--- Begin Supplied material ---

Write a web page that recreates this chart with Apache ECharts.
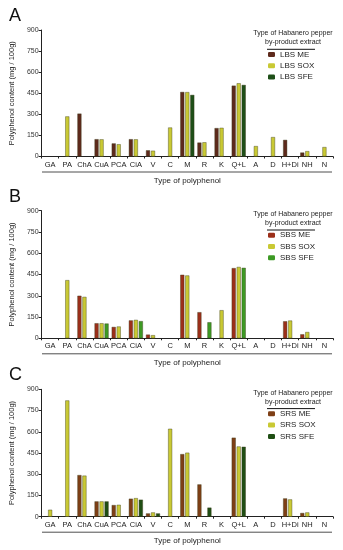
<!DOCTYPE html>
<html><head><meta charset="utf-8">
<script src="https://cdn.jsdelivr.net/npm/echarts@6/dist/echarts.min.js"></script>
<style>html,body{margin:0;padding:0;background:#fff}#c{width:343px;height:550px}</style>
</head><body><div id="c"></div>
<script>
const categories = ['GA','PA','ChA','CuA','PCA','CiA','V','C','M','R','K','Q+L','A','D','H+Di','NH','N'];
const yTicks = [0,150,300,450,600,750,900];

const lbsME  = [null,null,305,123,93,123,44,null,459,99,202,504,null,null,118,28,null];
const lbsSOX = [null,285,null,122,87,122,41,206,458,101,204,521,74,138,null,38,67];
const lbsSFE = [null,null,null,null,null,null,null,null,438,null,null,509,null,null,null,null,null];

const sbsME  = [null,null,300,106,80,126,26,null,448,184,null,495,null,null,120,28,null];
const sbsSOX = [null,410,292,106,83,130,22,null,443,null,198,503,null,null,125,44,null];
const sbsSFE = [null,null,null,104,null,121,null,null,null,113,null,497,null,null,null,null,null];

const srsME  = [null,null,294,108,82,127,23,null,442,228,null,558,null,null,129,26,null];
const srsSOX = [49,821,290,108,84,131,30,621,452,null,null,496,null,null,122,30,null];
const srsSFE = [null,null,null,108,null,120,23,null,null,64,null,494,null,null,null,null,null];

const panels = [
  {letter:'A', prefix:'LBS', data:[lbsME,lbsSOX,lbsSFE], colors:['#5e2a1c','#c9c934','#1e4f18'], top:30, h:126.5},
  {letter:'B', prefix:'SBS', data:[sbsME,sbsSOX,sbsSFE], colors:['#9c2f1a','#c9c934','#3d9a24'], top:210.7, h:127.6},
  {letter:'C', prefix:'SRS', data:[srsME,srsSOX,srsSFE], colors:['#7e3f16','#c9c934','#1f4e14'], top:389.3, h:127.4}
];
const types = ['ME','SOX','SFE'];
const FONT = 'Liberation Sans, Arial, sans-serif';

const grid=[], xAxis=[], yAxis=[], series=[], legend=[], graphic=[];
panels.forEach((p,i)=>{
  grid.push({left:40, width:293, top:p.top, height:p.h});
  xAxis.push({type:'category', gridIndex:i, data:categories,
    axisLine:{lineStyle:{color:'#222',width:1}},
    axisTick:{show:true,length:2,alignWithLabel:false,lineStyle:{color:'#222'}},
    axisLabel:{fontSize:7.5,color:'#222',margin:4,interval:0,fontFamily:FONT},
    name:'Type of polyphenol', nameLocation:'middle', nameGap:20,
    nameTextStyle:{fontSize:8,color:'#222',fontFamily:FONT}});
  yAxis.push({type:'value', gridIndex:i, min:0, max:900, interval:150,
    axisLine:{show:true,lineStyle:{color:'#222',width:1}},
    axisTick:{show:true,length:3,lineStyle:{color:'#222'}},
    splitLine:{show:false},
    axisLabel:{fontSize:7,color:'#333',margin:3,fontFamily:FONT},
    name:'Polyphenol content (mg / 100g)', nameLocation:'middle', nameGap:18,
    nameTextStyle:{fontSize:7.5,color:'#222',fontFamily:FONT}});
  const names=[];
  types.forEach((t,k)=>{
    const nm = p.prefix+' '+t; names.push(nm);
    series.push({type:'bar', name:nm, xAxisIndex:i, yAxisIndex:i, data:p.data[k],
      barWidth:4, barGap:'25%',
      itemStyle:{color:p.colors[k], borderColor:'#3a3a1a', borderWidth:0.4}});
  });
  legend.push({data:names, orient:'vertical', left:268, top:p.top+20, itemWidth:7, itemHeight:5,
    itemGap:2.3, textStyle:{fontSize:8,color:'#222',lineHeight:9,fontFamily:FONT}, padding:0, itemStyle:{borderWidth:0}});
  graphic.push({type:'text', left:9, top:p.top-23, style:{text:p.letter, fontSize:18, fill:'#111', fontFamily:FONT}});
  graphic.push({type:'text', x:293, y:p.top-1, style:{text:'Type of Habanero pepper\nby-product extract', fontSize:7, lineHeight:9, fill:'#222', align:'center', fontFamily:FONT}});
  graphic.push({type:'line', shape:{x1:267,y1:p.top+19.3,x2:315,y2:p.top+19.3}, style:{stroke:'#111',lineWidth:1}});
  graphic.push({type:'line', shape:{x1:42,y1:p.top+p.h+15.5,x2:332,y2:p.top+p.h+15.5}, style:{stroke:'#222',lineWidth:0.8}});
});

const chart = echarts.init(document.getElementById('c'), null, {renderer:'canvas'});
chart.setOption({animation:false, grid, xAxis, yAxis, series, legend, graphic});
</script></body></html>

--- End Supplied material ---

▸ **Prompt**
Reproduce the whole listing exactly, but not the images in it.

▸ **Output for this exercise**
Write a web page that recreates this chart with Apache ECharts.
<!DOCTYPE html>
<html><head><meta charset="utf-8">
<script src="https://cdn.jsdelivr.net/npm/echarts@6/dist/echarts.min.js"></script>
<style>html,body{margin:0;padding:0;background:#fff}#c{width:343px;height:550px}</style>
</head><body><div id="c"></div>
<script>
const categories = ['GA','PA','ChA','CuA','PCA','CiA','V','C','M','R','K','Q+L','A','D','H+Di','NH','N'];
const yTicks = [0,150,300,450,600,750,900];

const lbsME  = [null,null,305,123,93,123,44,null,459,99,202,504,null,null,118,28,null];
const lbsSOX = [null,285,null,122,87,122,41,206,458,101,204,521,74,138,null,38,67];
const lbsSFE = [null,null,null,null,null,null,null,null,438,null,null,509,null,null,null,null,null];

const sbsME  = [null,null,300,106,80,126,26,null,448,184,null,495,null,null,120,28,null];
const sbsSOX = [null,410,292,106,83,130,22,null,443,null,198,503,null,null,125,44,null];
const sbsSFE = [null,null,null,104,null,121,null,null,null,113,null,497,null,null,null,null,null];

const srsME  = [null,null,294,108,82,127,23,null,442,228,null,558,null,null,129,26,null];
const srsSOX = [49,821,290,108,84,131,30,621,452,null,null,496,null,null,122,30,null];
const srsSFE = [null,null,null,108,null,120,23,null,null,64,null,494,null,null,null,null,null];

const panels = [
  {letter:'A', prefix:'LBS', data:[lbsME,lbsSOX,lbsSFE], colors:['#5e2a1c','#c9c934','#1e4f18'], top:30, h:126.5},
  {letter:'B', prefix:'SBS', data:[sbsME,sbsSOX,sbsSFE], colors:['#9c2f1a','#c9c934','#3d9a24'], top:210.7, h:127.6},
  {letter:'C', prefix:'SRS', data:[srsME,srsSOX,srsSFE], colors:['#7e3f16','#c9c934','#1f4e14'], top:389.3, h:127.4}
];
const types = ['ME','SOX','SFE'];
const FONT = 'Liberation Sans, Arial, sans-serif';

const grid=[], xAxis=[], yAxis=[], series=[], legend=[], graphic=[];
panels.forEach((p,i)=>{
  grid.push({left:40, width:293, top:p.top, height:p.h});
  xAxis.push({type:'category', gridIndex:i, data:categories,
    axisLine:{lineStyle:{color:'#222',width:1}},
    axisTick:{show:true,length:2,alignWithLabel:false,lineStyle:{color:'#222'}},
    axisLabel:{fontSize:7.5,color:'#222',margin:4,interval:0,fontFamily:FONT},
    name:'Type of polyphenol', nameLocation:'middle', nameGap:20,
    nameTextStyle:{fontSize:8,color:'#222',fontFamily:FONT}});
  yAxis.push({type:'value', gridIndex:i, min:0, max:900, interval:150,
    axisLine:{show:true,lineStyle:{color:'#222',width:1}},
    axisTick:{show:true,length:3,lineStyle:{color:'#222'}},
    splitLine:{show:false},
    axisLabel:{fontSize:7,color:'#333',margin:3,fontFamily:FONT},
    name:'Polyphenol content (mg / 100g)', nameLocation:'middle', nameGap:18,
    nameTextStyle:{fontSize:7.5,color:'#222',fontFamily:FONT}});
  const names=[];
  types.forEach((t,k)=>{
    const nm = p.prefix+' '+t; names.push(nm);
    series.push({type:'bar', name:nm, xAxisIndex:i, yAxisIndex:i, data:p.data[k],
      barWidth:4, barGap:'25%',
      itemStyle:{color:p.colors[k], borderColor:'#3a3a1a', borderWidth:0.4}});
  });
  legend.push({data:names, orient:'vertical', left:268, top:p.top+20, itemWidth:7, itemHeight:5,
    itemGap:2.3, textStyle:{fontSize:8,color:'#222',lineHeight:9,fontFamily:FONT}, padding:0, itemStyle:{borderWidth:0}});
  graphic.push({type:'text', left:9, top:p.top-23, style:{text:p.letter, fontSize:18, fill:'#111', fontFamily:FONT}});
  graphic.push({type:'text', x:293, y:p.top-1, style:{text:'Type of Habanero pepper\nby-product extract', fontSize:7, lineHeight:9, fill:'#222', align:'center', fontFamily:FONT}});
  graphic.push({type:'line', shape:{x1:267,y1:p.top+19.3,x2:315,y2:p.top+19.3}, style:{stroke:'#111',lineWidth:1}});
  graphic.push({type:'line', shape:{x1:42,y1:p.top+p.h+15.5,x2:332,y2:p.top+p.h+15.5}, style:{stroke:'#222',lineWidth:0.8}});
});

const chart = echarts.init(document.getElementById('c'), null, {renderer:'canvas'});
chart.setOption({animation:false, grid, xAxis, yAxis, series, legend, graphic});
</script></body></html>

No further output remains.